I have a field extension $\mathbb Q (2^{1/3}) = a + b2^{1/3} + c2^{2/3}$ where $a,b,c\in \mathbb Q$. I want an elementary proof it indeed is a field. How to go about proving it contains its inverse $(\forall x \in \mathbb Q(2^{1/3}))(x^{-1} \in \mathbb Q(2^{1/3}))$?
Thank you very much!
On
Let $K=\mathbb{Q}[\sqrt[3]{2}]$. Take $\alpha \in K$, $\alpha\ne0$ and consider $\phi: K \to K$ given by $\phi(x)=\alpha x$. Then $\phi$ is an injective $\mathbb{Q}$-linear transformation because $K\subset \mathbb R$, which has no zero divisors. Since $K$ is a finite-dimensional vector space over $\mathbb{Q}$, the injectivity of $\phi$ implies its surjectivity. In particular, $1$ is in the image of $\phi$, which proves that $\alpha$ is invertible in $K$.
On
I'm not sure what you mean by an elementary proof.
Note that $p(x)=x^3-2$ is irreducible over $\mathbb Q[x]$ (e.g. by Eisenstein).
Hence given any polynomial $q(x)$ either $q(x)=r(x)p(x)$ for some polynomial r(x), or we have $$q(x)r(x)+p(x)s(x)=1$$ for some polynomials $r(x)$ and $s(x)$ which can be determined using the Euclidean algorithm.
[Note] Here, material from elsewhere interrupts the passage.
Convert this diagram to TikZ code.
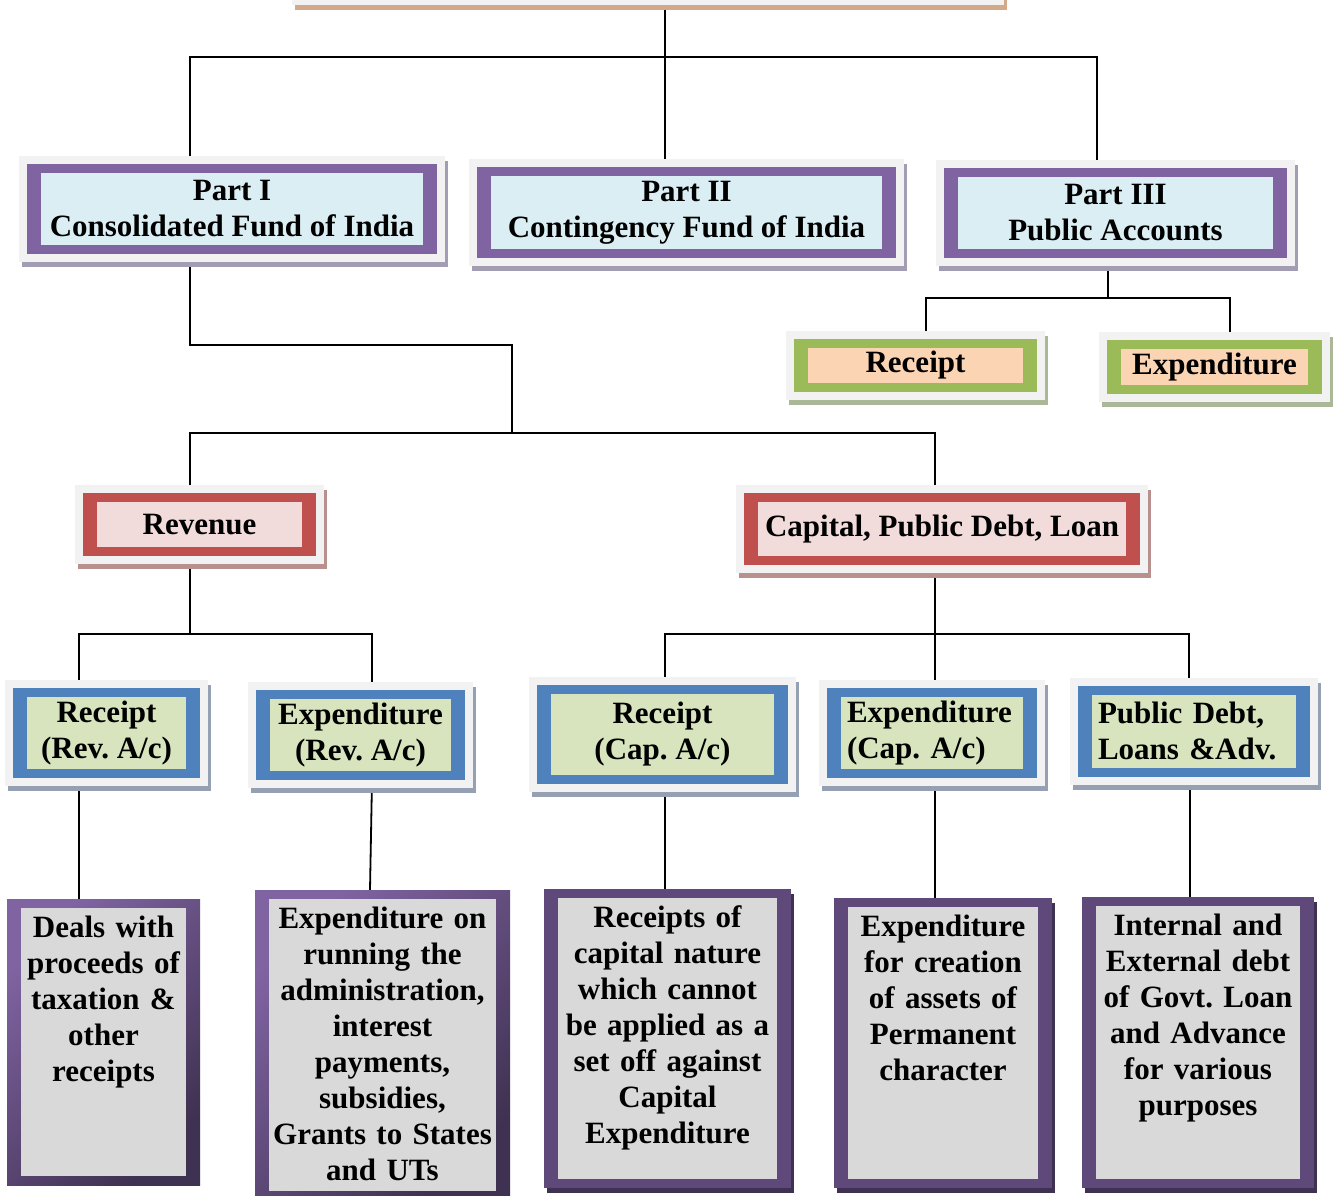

If we then substitute $x=\sqrt[3] 2$ we get $p(\sqrt[3] 2)=0$ and therefore $q(\sqrt[3] 2)r(\sqrt[3] 2)=1$
Note that in the first case $q(\sqrt[3] 2)=0$ and we are only looking for inverses for non-zero elements.
On
Your statement of the existence of inverse is incorrect, because the notation $x^{-1}$ already assumes the existence of an inverse in the field already. Rather it should be:
$\forall x \in \mathbb{Q}(2^{\frac{1}{3}}) \left( \exists y \in \mathbb{Q}(2^{\frac{1}{3}}) \left( xy=1 \right) \right)$
The simplest way is to show that this set corresponds to the set of polynomials over $\mathbb{Q}$ modulo the irreducible $(x^3-2)$, which gives a field. In a Galois theory course it is usually derived as a consequence of the theorem that the quotient ring of a unital commutative ring over a maximal ideal is a field. But without using any ring theory at all, it can be seen by observing that we can define $\gcd$ for polynomials over $\mathbb{Q}$ using the Euclidean algorithm, and so irreducibility automatically implies that any non-multiple has an inverse modulo it.
On
Here is another answer.
Let $K=\mathbb{Q}[\sqrt[3]{2}]$. Take $\alpha \in K$, $\alpha\ne0$. Because $K$ has dimension $3$ over $\mathbb{Q}$, the four numbers $1$, $\alpha$, $\alpha^2$, $\alpha^3$ must be linearly dependent and so there are $a_3$, $a_2$, $a_1$, $a_0$ in $\mathbb Q$, not all zero, such that $a_3 \alpha^3 + a_2 \alpha^2 + a_1 \alpha + a_0=0$.
If $a_0\ne0$, then $(-\frac{a_3}{a_0}\alpha^2-\frac{a_2}{a_0}\alpha-\frac{a_1}{a_0})\alpha=1$ and you have found the inverse of $\alpha$.
If $a_0=0$, then cancel one $\alpha$ and repeat.
Write the system of equations corresponding to $(a+br+cr^2)(x+yr+zr^2)=1$, where $r=\sqrt[3]{2}$: \begin{cases} ax+2cy+2bz=1\\ bx+ay+2cz=0\\ cx+by+az=0 \end{cases} The determinant of the system is $a^3+2b^3+4c^3-6abc$, which is non zero provided at least one of the coefficients is non zero.
How to see this? We can assume $a$, $b$ and $c$ are integers, because if we're able to find the inverse of $a+br+cr^2$ in this case, then also the inverse of $$ \frac{a}{d}+\frac{b}{d}r+\frac{c}{d}r^2 $$ can easily be found, multiplying by a rational number. We can also assume that $a$, $b$ and $c$ have no common prime factor, for a similar reason.
So, suppose $a^3+2b^3+4c^3=6abc$.
Note that $a$ must be even, so we can write $a=2A$; therefore $$ 8A^3+2b^3+4c^3=12Abc $$ and dividing by $2$ we get $4A^3+b^3+2c^3=6Abc$, which means $b$ is even; write $b=2B$ so that $$ 4A^3+8B^3+2c^3=12ABc $$ which, like before, has the consequence that $c$ is even. Contradiction.
By Cramer's theorem, the above system has a solution for every non zero number of the form $a+br+cr^2$.